Stored data
-------

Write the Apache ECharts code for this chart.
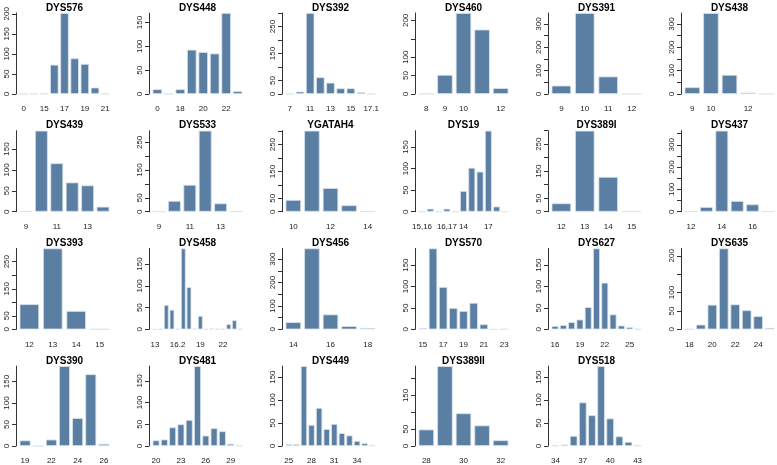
<!DOCTYPE html>
<html>
<head>
<meta charset="utf-8">
<script src="https://cdn.jsdelivr.net/npm/echarts@6/dist/echarts.min.js"></script>
<style>
html, body { margin: 0; background: #fff; }
#chart { width: 777px; height: 465px; }
</style>
</head>
<body>
<div id="chart"></div>
<script>
// marker names, one panel each (6 per row)
const markers = ['DYS576', 'DYS448', 'DYS392', 'DYS460', 'DYS391', 'DYS438',
  'DYS439', 'DYS533', 'YGATAH4', 'DYS19', 'DYS389I', 'DYS437',
  'DYS393', 'DYS458', 'DYS456', 'DYS570', 'DYS627', 'DYS635',
  'DYS390', 'DYS481', 'DYS449', 'DYS389II', 'DYS518'];

// alleles (bar names) per marker
const alleles = [
  ['0', '14', '15', '16', '17', '18', '19', '20', '21'],
  ['0', '17', '18', '19', '20', '21', '22', '23'],
  ['7', '10', '11', '12', '13', '14', '15', '16', '17.1'],
  ['8', '9', '10', '11', '12'],
  ['9', '10', '11', '12'],
  ['9', '10', '11', '12', '13'],
  ['9', '10', '11', '12', '13', '14'],
  ['9', '10', '11', '12', '13', '14'],
  ['10', '11', '12', '13', '14'],
  ['15,16', '13', '15,17', '16,17', '17,18', '14', '15', '16', '17', '18', '19'],
  ['12', '13', '14', '15'],
  ['12', '13', '14', '15', '16', '17'],
  ['12', '13', '14', '15'],
  ['13', '14', '15', '16', '16.2', '17', '18', '18.2', '19', '19.2', '20', '21', '22', '23', '24', '25'],
  ['14', '15', '16', '17', '18'],
  ['15', '16', '17', '18', '19', '20', '21', '22', '23'],
  ['16', '17', '18', '19', '20', '21', '22', '23', '24', '25', '26'],
  ['18', '19', '20', '21', '22', '23', '24', '25'],
  ['19', '21', '22', '23', '24', '25', '26'],
  ['20', '21', '22', '23', '24', '25', '26', '27', '28', '29', '30'],
  ['25', '26', '27', '28', '29', '30', '31', '32', '33', '34', '35', '36'],
  ['28', '29', '30', '31', '32'],
  ['34', '35', '36', '37', '38', '39', '40', '41', '42', '43']
];

// counts per allele
const counts = [
  [0, 1, 1, 73, 202, 89, 75, 16, 1],
  [10, 0, 10, 93, 88, 85, 170, 6],
  [1, 9, 300, 62, 42, 21, 21, 7, 1],
  [1, 52, 220, 175, 16],
  [36, 347, 75, 1],
  [29, 347, 82, 6, 1],
  [1, 194, 116, 70, 63, 12],
  [1, 39, 97, 292, 30, 1],
  [44, 302, 88, 24, 1],
  [0, 7, 0, 7, 0, 48, 102, 93, 188, 12, 0],
  [31, 300, 129, 2],
  [1, 21, 363, 48, 33, 1],
  [93, 299, 68, 1],
  [0, 1, 56, 45, 1, 186, 97, 2, 31, 1, 2, 1, 1, 12, 21, 1],
  [31, 346, 64, 14, 6],
  [3, 189, 99, 50, 43, 62, 12, 0, 1],
  [8, 10, 17, 23, 52, 189, 109, 35, 9, 5, 1],
  [1, 13, 67, 220, 68, 52, 36, 4],
  [13, 0, 15, 186, 65, 167, 5],
  [13, 15, 43, 50, 60, 184, 24, 41, 34, 5, 1],
  [4, 4, 174, 46, 83, 37, 48, 28, 23, 11, 6, 1],
  [49, 237, 97, 61, 17],
  [1, 3, 22, 95, 67, 174, 60, 21, 9, 1]
];

// x labels that are printed (the rest are skipped, as in the original)
const xLabels = [
  ['0', '15', '17', '19', '21'],
  ['0', '18', '20', '22'],
  ['7', '11', '13', '15', '17.1'],
  ['8', '9', '10', '12'],
  ['9', '10', '11', '12'],
  ['9', '10', '12'],
  ['9', '11', '13'],
  ['9', '11', '13'],
  ['10', '12', '14'],
  ['15,16', '16,17', '14', '17'],
  ['12', '13', '14', '15'],
  ['12', '14', '16'],
  ['12', '13', '14', '15'],
  ['13', '16.2', '19', '22'],
  ['14', '16', '18'],
  ['15', '17', '19', '21', '23'],
  ['16', '19', '22', '25'],
  ['18', '20', '22', '24'],
  ['19', '22', '24', '26'],
  ['20', '23', '26', '29'],
  ['25', '28', '31', '34'],
  ['28', '30', '32'],
  ['34', '37', '40', '43']
];

// y labels that are printed; ticks every 50
const yLabels = [
  [0, 50, 100, 150, 200],
  [0, 50, 100, 150],
  [0, 50, 150, 250],
  [0, 50, 100, 200],
  [0, 100, 200, 300],
  [0, 100, 200, 300],
  [0, 50, 100, 150],
  [0, 50, 150, 250],
  [0, 50, 150, 250],
  [0, 50, 100, 150],
  [0, 50, 150, 250],
  [0, 100, 200, 300],
  [0, 50, 150, 250],
  [0, 50, 100, 150],
  [0, 100, 200, 300],
  [0, 50, 100, 150],
  [0, 50, 100, 150],
  [0, 50, 100, 200],
  [0, 50, 100, 150],
  [0, 50, 100, 150],
  [0, 50, 100, 150],
  [0, 50, 150],
  [0, 50, 100, 150]
];
const yStep = 50;

const chart = echarts.init(document.getElementById('chart'));

// layout like R's par(mfrow = c(4, 6)) + barplot
const colLeft = c => 16 + 133 * c;
const PLOT_W = 97;
const rowBase = r => 94 + 117.7 * r;
const PLOT_H = 81;
const FONT = 'Liberation Sans, Arial, Helvetica, sans-serif';

let grid = [], xAxis = [], yAxis = [], series = [], title = [];

markers.forEach(function (name, i) {
  let c = i % 6, r = Math.floor(i / 6);
  let n = alleles[i].length;
  let r0 = 1.2 * n - 0.2;              // width of bars + spaces in user units
  let ppu = PLOT_W / (1.08 * r0);      // 4% padding each side
  let L = colLeft(c);
  let left = L + (0.04 * r0 - 0.1) * ppu;
  let top = rowBase(r) - PLOT_H;
  let ymax = Math.max.apply(null, counts[i]);
  let ticks = [];
  for (let v = 0; v <= ymax; v += yStep) ticks.push(v);

  grid.push({ left: left, top: top, width: 1.2 * n * ppu, height: PLOT_H });

  title.push({
    text: name,
    left: L + PLOT_W / 2,
    top: top - 10,
    textAlign: 'center',
    padding: 0,
    textStyle: { fontFamily: FONT, fontSize: 10, fontWeight: 'bold', color: '#000' }
  });

  xAxis.push({
    type: 'category',
    gridIndex: i,
    data: alleles[i],
    axisLine: { show: false },
    axisTick: { show: false },
    axisLabel: {
      interval: function (idx, val) { return xLabels[i].indexOf(val) >= 0; },
      hideOverlap: false,
      margin: 11,
      fontFamily: FONT,
      fontSize: 8,
      color: '#222'
    }
  });

  yAxis.push({
    type: 'value',
    gridIndex: i,
    min: 0,
    max: ymax,
    offset: left - L,
    splitLine: { show: false },
    axisLine: { show: true, lineStyle: { color: '#333', width: 1 } },
    axisTick: { show: true, length: 4, customValues: ticks, lineStyle: { color: '#333' } },
    axisLabel: {
      customValues: yLabels[i],
      rotate: 90,
      margin: 5,
      fontFamily: FONT,
      fontSize: 8,
      color: '#222'
    }
  });

  series.push({
    type: 'bar',
    xAxisIndex: i,
    yAxisIndex: i,
    data: counts[i],
    barCategoryGap: '16.7%',
    silent: true,
    itemStyle: { color: '#5b7fa3', borderColor: '#d8e3ee', borderWidth: 0.8 }
  });
});

chart.setOption({
  animation: false,
  title: title,
  grid: grid,
  xAxis: xAxis,
  yAxis: yAxis,
  series: series
});

window.addEventListener('resize', function () { chart.resize(); });
</script>
</body>
</html>
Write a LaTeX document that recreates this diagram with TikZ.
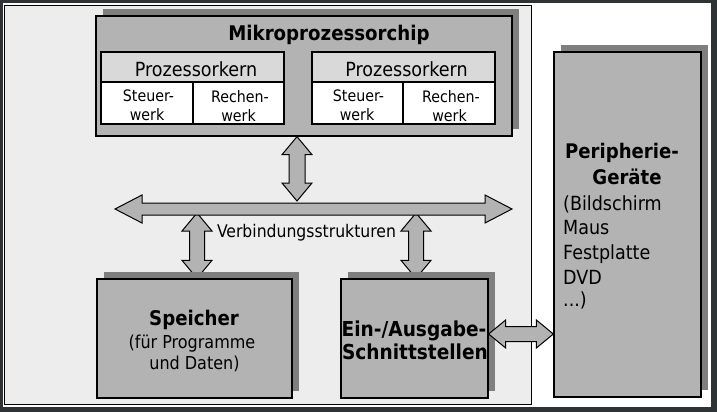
\documentclass[tikz,border=0pt]{standalone}
\usepackage{fontspec}
\setmainfont{DejaVu Sans Condensed}
\usetikzlibrary{calc,shadows}
\definecolor{framedark}{HTML}{2E3436}
\definecolor{panelgray}{HTML}{EDEDED}
\definecolor{boxgray}{HTML}{B3B3B3}
\definecolor{shadowgray}{HTML}{7F7F7F}
\definecolor{headgray}{HTML}{D9D9D9}
\pgfdeclarelayer{bg}
\pgfdeclarelayer{mid}
\pgfsetlayers{bg,mid,main}
% double arrow: #1 start, #2 end, #3 head length, #4 head half width, #5 shaft half width
\newcommand\biarrow[5]{%
 \filldraw[biarrowstyle] (#1)
 -- ($($(#1)!#3!(#2)$)!#4!90:(#2)$)
 -- ($($(#1)!#3!(#2)$)!#5!90:(#2)$)
 -- ($($(#2)!#3!(#1)$)!#5!-90:(#1)$)
 -- ($($(#2)!#3!(#1)$)!#4!-90:(#1)$)
 -- (#2)
 -- ($($(#2)!#3!(#1)$)!#4!90:(#1)$)
 -- ($($(#2)!#3!(#1)$)!#5!90:(#1)$)
 -- ($($(#1)!#3!(#2)$)!#5!-90:(#2)$)
 -- ($($(#1)!#3!(#2)$)!#4!-90:(#2)$)
 -- cycle;}
\begin{document}
\begin{tikzpicture}[x=1pt,y=-1pt,
  box/.style={draw=black, line width=1.3pt, fill=boxgray,
    drop shadow={shadow xshift=7pt, shadow yshift=7pt, fill=shadowgray, opacity=1}},
  headbox/.style={draw=black, line width=1.2pt, fill=headgray, inner sep=0pt},
  cellbox/.style={draw=black, line width=1.2pt, fill=white, inner sep=0pt},
  txt/.style={anchor=base, inner sep=0pt},
  txtw/.style={anchor=base west, inner sep=0pt},
  biarrowstyle/.style={fill=boxgray, draw=black, line width=1pt, line join=miter},
  fbig/.style={font=\fontsize{20.2pt}{24pt}\selectfont\bfseries},
  fmid/.style={font=\fontsize{19.5pt}{24pt}\selectfont},
  fcell/.style={font=\fontsize{15.8pt}{19pt}\selectfont},
  fnorm/.style={font=\fontsize{17.8pt}{22pt}\selectfont}]
\useasboundingbox (0,0) rectangle (717,412);
\begin{pgfonlayer}{bg}
\fill[framedark] (0,0) rectangle (717,412);
\fill[white] (3,3) rectangle (711,407);
\filldraw[fill=panelgray, draw=black, line width=0.8pt] (4.5,5) rectangle (531,404);
\end{pgfonlayer}

% Mikroprozessorchip
\node[box, minimum width=416pt, minimum height=120pt, inner sep=0pt] (chip) at (304,76) {};
\node[txt, fbig] (chiptitle) at (329,40.7) {Mikroprozessorchip};
% Prozessorkern 1
\node[headbox, minimum width=183pt, minimum height=30pt] (k1h) at (192.5,67) {};
\node[cellbox, minimum width=92pt, minimum height=42pt] (k1s) at (147,103) {};
\node[cellbox, minimum width=91pt, minimum height=42pt] (k1r) at (238.5,103) {};
\node[txt, fmid] (k1t) at (196,76) {Prozessorkern};
\node[txt, fcell] (k1s1) at (148.5,101.7) {Steuer-};
\node[txt, fcell] (k1s2) at (147,120) {werk};
\node[txt, fcell] (k1r1) at (240,102.5) {Rechen-};
\node[txt, fcell] (k1r2) at (238.5,121) {werk};
% Prozessorkern 2
\node[headbox, minimum width=183pt, minimum height=30pt] (k2h) at (403.5,67) {};
\node[cellbox, minimum width=91pt, minimum height=42pt] (k2s) at (357.5,103) {};
\node[cellbox, minimum width=92pt, minimum height=42pt] (k2r) at (449,103) {};
\node[txt, fmid] (k2t) at (406.5,76) {Prozessorkern};
\node[txt, fcell] (k2s1) at (358.5,101.7) {Steuer-};
\node[txt, fcell] (k2s2) at (357,120) {werk};
\node[txt, fcell] (k2r1) at (451,102.5) {Rechen-};
\node[txt, fcell] (k2r2) at (449.5,121) {werk};

% Speicher
\node[box, minimum width=195pt, minimum height=119pt, inner sep=0pt] (speicher) at (194.5,338.5) {};
\node[txt, fbig] (sp1) at (194,325) {Speicher};
\node[txt, fnorm] (sp2) at (192,348.3) {(für Programme};
\node[txt, fnorm] (sp3) at (194.5,369.3) {und Daten)};

% Ein-/Ausgabe
\node[box, minimum width=147pt, minimum height=119pt, inner sep=0pt] (io) at (414.5,338.5) {};
\node[txt, font=\fontsize{20.6pt}{24pt}\selectfont\bfseries] (io1) at (414,336.7) {Ein-/Ausgabe-};
\node[txt, font=\fontsize{20.6pt}{24pt}\selectfont\bfseries] (io2) at (415,359.3) {Schnittstellen};

% Peripherie
\node[box, minimum width=147pt, minimum height=345pt, inner sep=0pt] (peri) at (627.5,224.5) {};
\node[txt, font=\fontsize{20.1pt}{24pt}\selectfont\bfseries] (pe1) at (622,158.3) {Peripherie-};
\node[txt, font=\fontsize{20.1pt}{24pt}\selectfont\bfseries] (pe2) at (627,184.3) {Geräte};
\node[txtw, fmid] (pe3) at (563,210.5) {(Bildschirm};
\node[txtw, fmid] (pe4) at (563,234.5) {Maus};
\node[txtw, fmid] (pe5) at (563,259.5) {Festplatte};
\node[txtw, fmid] (pe6) at (563,284) {DVD};
\node[txtw, fmid] (pe7) at (563,306) {...)};

% Verbindungsstrukturen (bus)
\coordinate (busL) at (115,209);
\coordinate (busR) at (512,209);
\node[txt, font=\fontsize{17.4pt}{21pt}\selectfont] (buslabel) at (306.5,237.7) {Verbindungsstrukturen};

\coordinate (a1s) at ([xshift=-7pt]chip.south);
\coordinate (a1e) at ($(a1s |- busL)+(0,-8)$);
\coordinate (a3e) at ([xshift=2.5pt]speicher.north);
\coordinate (a3s) at ($(a3e |- busL)+(0,4)$);
\coordinate (a4e) at ([xshift=1.5pt]io.north);
\coordinate (a4s) at ($(a4e |- busL)+(0,4)$);
\coordinate (a5s) at ([yshift=4.5pt]io.east);
\coordinate (a5e) at (a5s -| peri.west);

\biarrow{busL}{busR}{27pt}{14pt}{6pt}
\biarrow{a1s}{a1e}{18pt}{15pt}{8pt}
\begin{pgfonlayer}{mid}
\biarrow{a3s}{a3e}{18pt}{15pt}{7.5pt}
\biarrow{a4s}{a4e}{18pt}{15pt}{7.5pt}
\end{pgfonlayer}
\biarrow{a5s}{a5e}{17pt}{14pt}{7.5pt}
\end{tikzpicture}
\end{document}
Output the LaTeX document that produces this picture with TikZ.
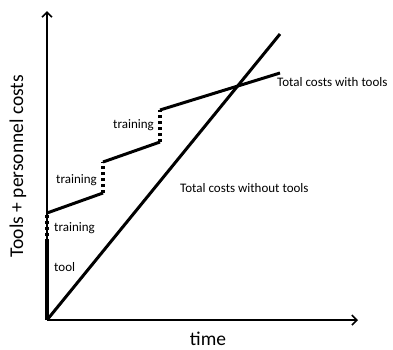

-------

| What you should do |
Read through the entries and copy each line in which "that" appears.

| Final result |
// x labels that are printed (the rest are skipped, as in the original)
// y labels that are printed; ticks every 50
Write a LaTeX document that recreates this diagram with TikZ.
Output the LaTeX document that produces this picture with TikZ.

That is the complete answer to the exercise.